Lately I’ve been sharing some CSS Tricks I’ve stumbled in to while trying to solve some problems on client work. It’s been fun uncovering new little solutions.

On both of those, some alternative solutions people proposed were using negative margins and calc(). It’s great if you have a clever way to do things already, but I noticed that I personally experience a phobic reaction whenever negative margins are proposed as a solution. For some reason, I don’t trust them whatsoever.

But real quick tho: I’m not going to declare an anti-pattern or add some moral implication to say you’re “wrong” if you use some perfectly valid technology. I’m trying to diagnose why I feel so strongly untrusting of negative margins.

On a high level, I think it could be emotional baggage from the old Internet Explorer days. Different box models, really different math engines, subpixel rounding errors. When you used display: inline-block on a navigation, you’d have to negative margin the whitespace with a magic number. Uf.

Standardization around box-sizing: border-box and display: flex has solved a lot of those ancient problems. Simply put, kids these days don’t have this problem. Now that probably comes across as Old Man Yells At Cloud, but I actually envy the freedom that comes from those problems not existing anymore. I often think about how neat it’d be to reset my brain and to be able to write only modern CSS.

On a lower, more technical level, negative margins can be tricky. I prefer percentage-based horizontal margins and padding becuase it a allows a column of content to maintain a good CPL measure longer while expanding the viewport. Where it gets weird is %-unit margins are based off the parent, not the viewport. So a viewport margin’d parent element, and a negative margin’d child element do not have the same margin. Maybe you can use static px, em units instead for exact negative margins, this may work for your implementation, but now the CSS solution is less fluid and forcing your content to max-width or hit a breakpoint sooner.
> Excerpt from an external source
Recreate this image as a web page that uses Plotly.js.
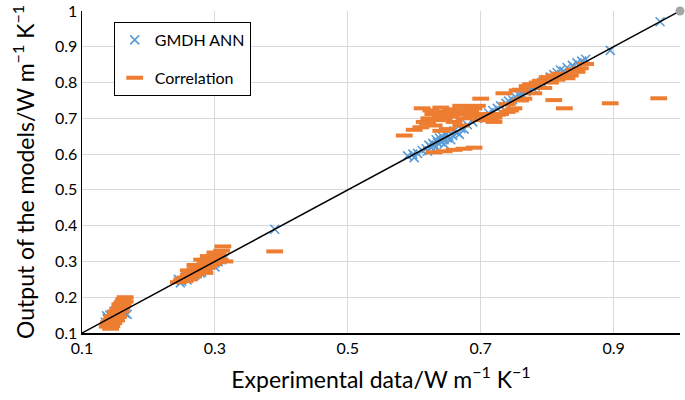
<!DOCTYPE html>
<html><head><meta charset="utf-8">
<script src="https://cdn.plot.ly/plotly-3.0.1.min.js"></script>
<style>html,body{margin:0;padding:0;background:#fff}#c{width:685px;height:400px}</style>
</head><body><div id="c"></div>
<script>
// GMDH ANN predictions (experimental, predicted)
const gmdhX = [0.135,0.138,0.140,0.142,0.145,0.140,0.150,0.155,0.160,0.165,0.168,0.148,0.137,0.152,0.158,
  0.245,0.250,0.255,0.260,0.265,0.270,0.275,0.280,0.285,0.290,0.295,0.300,0.305,0.310,0.315,0.258,0.268,0.278,0.288,0.248,0.262,0.300,
  0.390,
  0.590,0.598,0.605,0.612,0.618,0.622,0.625,0.628,0.630,0.633,0.635,0.638,0.640,0.642,0.645,0.648,0.650,0.652,0.655,0.658,0.660,0.665,0.670,0.675,0.680,0.688,0.695,0.700,0.705,0.712,0.718,0.725,0.730,0.738,0.742,0.748,0.752,0.758,0.762,0.768,0.772,0.778,0.782,0.788,0.792,0.798,0.805,0.810,0.815,0.820,0.825,0.830,0.838,0.845,0.852,0.858,0.620,0.632,0.645,0.655,0.600,0.668,
  0.895,0.970];
const gmdhY = [0.130,0.140,0.135,0.150,0.145,0.125,0.155,0.150,0.158,0.155,0.152,0.160,0.148,0.140,0.162,
  0.250,0.245,0.262,0.255,0.270,0.262,0.280,0.270,0.285,0.280,0.292,0.295,0.300,0.305,0.310,0.248,0.275,0.268,0.290,0.240,0.258,0.285,
  0.390,
  0.595,0.600,0.602,0.610,0.615,0.625,0.620,0.630,0.625,0.640,0.632,0.645,0.635,0.650,0.640,0.655,0.645,0.650,0.658,0.652,0.665,0.660,0.672,0.670,0.682,0.690,0.700,0.705,0.703,0.715,0.722,0.728,0.735,0.742,0.748,0.752,0.760,0.765,0.768,0.775,0.780,0.785,0.790,0.795,0.800,0.808,0.815,0.822,0.828,0.835,0.832,0.842,0.848,0.855,0.860,0.865,0.608,0.618,0.628,0.640,0.590,0.655,
  0.890,0.970];

// Correlation predictions (experimental, predicted)
const corrX = [0.138,0.140,0.142,0.145,0.140,0.143,0.146,0.148,0.145,0.150,0.152,0.150,0.154,0.156,0.158,0.157,0.160,0.162,0.163,0.165,0.148,0.152,0.155,0.158,0.160,0.162,0.143,0.165,
  0.245,0.250,0.255,0.255,0.260,0.262,0.265,0.268,0.270,0.272,0.275,0.278,0.280,0.282,0.285,0.288,0.290,0.292,0.295,0.298,0.300,0.302,0.305,0.308,0.310,0.312,0.315,0.270,0.280,0.260,0.290,0.300,0.285,
  0.390,
  0.585,0.600,0.615,0.622,0.628,0.632,0.640,0.645,0.650,0.655,0.660,0.665,0.670,0.675,0.680,0.685,0.690,0.620,0.610,0.630,0.635,0.660,0.670,0.690,0.700,0.705,0.710,0.715,0.720,0.725,0.730,0.735,0.740,0.745,0.750,0.755,0.760,0.765,0.770,0.775,0.780,0.785,0.790,0.795,0.800,0.805,0.810,0.815,0.820,0.825,0.830,0.835,0.840,0.845,0.850,0.858,0.630,0.645,0.660,0.675,0.690,0.720,0.740,0.760,0.700,0.695,0.650,0.640,0.612,0.625,0.640,0.655,0.670,0.685,
  0.810,0.826,0.895,0.968];
const corrY = [0.118,0.122,0.126,0.120,0.130,0.134,0.138,0.142,0.146,0.150,0.155,0.160,0.165,0.170,0.175,0.180,0.185,0.190,0.195,0.200,0.128,0.135,0.145,0.160,0.170,0.178,0.112,0.188,
  0.242,0.250,0.255,0.245,0.262,0.250,0.270,0.258,0.278,0.265,0.285,0.272,0.290,0.278,0.295,0.282,0.300,0.288,0.305,0.292,0.312,0.298,0.320,0.305,0.330,0.342,0.300,0.290,0.305,0.275,0.315,0.325,0.268,
  0.328,
  0.652,0.668,0.690,0.700,0.712,0.718,0.708,0.698,0.715,0.705,0.720,0.712,0.725,0.700,0.718,0.722,0.728,0.685,0.675,0.680,0.695,0.690,0.680,0.705,0.755,0.712,0.695,0.700,0.702,0.710,0.712,0.770,0.718,0.722,0.728,0.778,0.780,0.755,0.790,0.795,0.770,0.800,0.805,0.785,0.815,0.800,0.820,0.808,0.825,0.815,0.812,0.820,0.835,0.830,0.840,0.852,0.605,0.608,0.612,0.615,0.618,0.690,0.740,0.750,0.695,0.735,0.670,0.665,0.728,0.722,0.730,0.725,0.735,0.710,
  0.751,0.728,0.742,0.756];

// y = x reference line
const lineX = [0.1, 1.0];
const lineY = [0.1, 1.0];
const endX = [1.0];
const endY = [1.0];

const xTicks = [0.1, 0.3, 0.5, 0.7, 0.9];
const xTickText = ['0.1', '0.3', '0.5', '0.7', '0.9'];
const yTicks = [0.1, 0.2, 0.3, 0.4, 0.5, 0.6, 0.7, 0.8, 0.9, 1.0];
const yTickText = ['0.1', '0.2', '0.3', '0.4', '0.5', '0.6', '0.7', '0.8', '0.9', '1'];

const FONT = 'Lato, "Open Sans", sans-serif';

const traces = [
  {x: gmdhX, y: gmdhY, type: 'scatter', mode: 'markers', name: 'GMDH ANN', legendgroup: 'a',
   marker: {symbol: 'x-thin', size: 9, color: '#5B9BD5', line: {color: '#5B9BD5', width: 1.6}}, cliponaxis: false},
  {x: corrX, y: corrY, type: 'scatter', mode: 'markers', name: 'Correlation', legendgroup: 'b',
   marker: {symbol: 'line-ew', size: 12, color: '#ED7D31', line: {color: '#ED7D31', width: 4}}, cliponaxis: false},
  {x: lineX, y: lineY, type: 'scatter', mode: 'lines', showlegend: false,
   line: {color: '#000000', width: 1.5}, cliponaxis: false},
  {x: endX, y: endY, type: 'scatter', mode: 'markers', showlegend: false,
   marker: {symbol: 'circle', size: 9, color: '#A5A5A5'}, cliponaxis: false}
];

const layout = {
  width: 685, height: 400,
  margin: {l: 82, r: 5, t: 11, b: 67},
  paper_bgcolor: '#ffffff', plot_bgcolor: '#ffffff',
  font: {family: FONT, size: 16, color: '#000000'},
  showlegend: true,
  legend: {x: 0.053, y: 0.966, xanchor: 'left', yanchor: 'top',
    bgcolor: '#ffffff', bordercolor: '#000000', borderwidth: 1,
    font: {family: FONT, size: 16, color: '#000000'},
    traceorder: 'grouped', tracegroupgap: 14},
  xaxis: {range: [0.1, 1.0], tickvals: xTicks, ticktext: xTickText,
    showgrid: true, gridcolor: '#D9D9D9', gridwidth: 1,
    showline: true, linecolor: '#000000', linewidth: 1.5, zeroline: false,
    ticks: '', tickfont: {family: FONT, size: 16},
    title: {text: 'Experimental data/W m<sup>−1</sup> K<sup>−1</sup>', font: {family: FONT, size: 23}, standoff: 16}},
  yaxis: {range: [0.1, 1.0], tickvals: yTicks, ticktext: yTickText,
    showgrid: true, gridcolor: '#D9D9D9', gridwidth: 1,
    showline: true, linecolor: '#000000', linewidth: 1.5, zeroline: false,
    ticks: '', tickfont: {family: FONT, size: 16},
    title: {text: 'Output of the models/W m<sup>−1</sup> K<sup>−1</sup>', font: {family: FONT, size: 23}, standoff: 14}}
};

Plotly.newPlot('c', traces, layout, {displayModeBar: false, staticPlot: true});
</script>
</body></html>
On to calc(), which is awesome. The support is pretty great too but whenever I write a calc() statement in the back of my head I hear a ghostly voice saying, “That doesn’t work on Opera Mini or UC Browser…” Uf.

But let’s just pretend ~16% of the global browser market share doesn’t exist… It’s easier.

When I see the margin-left: calc(-50vw + 50%) or similar margin+translateX trick to shift the whole column of content, my brain imagines a Jenga tower positioned on a food cart moving side to side. This is probably unfair paranoia. But what I do notice is that this trick has the potential to introduce a slight horizontal scrollbar, which you probably didn’t notice on macOS. Now we’re in shifty viewport territory. The way around that is body { overflow-x: hidden } but you’ve mixed concerns and again your <article> component is dictating your <body> component.

In someways negative margin confounds itself with position. That’s maybe my biggest beef. Margin is for controlling whitespace between elements. Using negative margin to break the container and annex whitespace seems more like a position issue (e.g. “I want to position this outside of the container”).

And sometimes negative margin is used to counterspell the introduction of a positive margin.

Maybe I’m a margin purist. To the extent that I like most of my vertical margins to go only one way: margin-bottom. Margins do a cool thing where they collapse on eachother, but I’ve found that only managing margins in one direction simplifies my cognitive load quite dramatically. So when I see a negative margin, my reaction could be rooted in the fact that not only does this violate my personal One Direction policy, it compounds it into positive and negative values.

So that about sums up how I feel about negative margins. For me, the …wait for it.. negatives outweight the positives.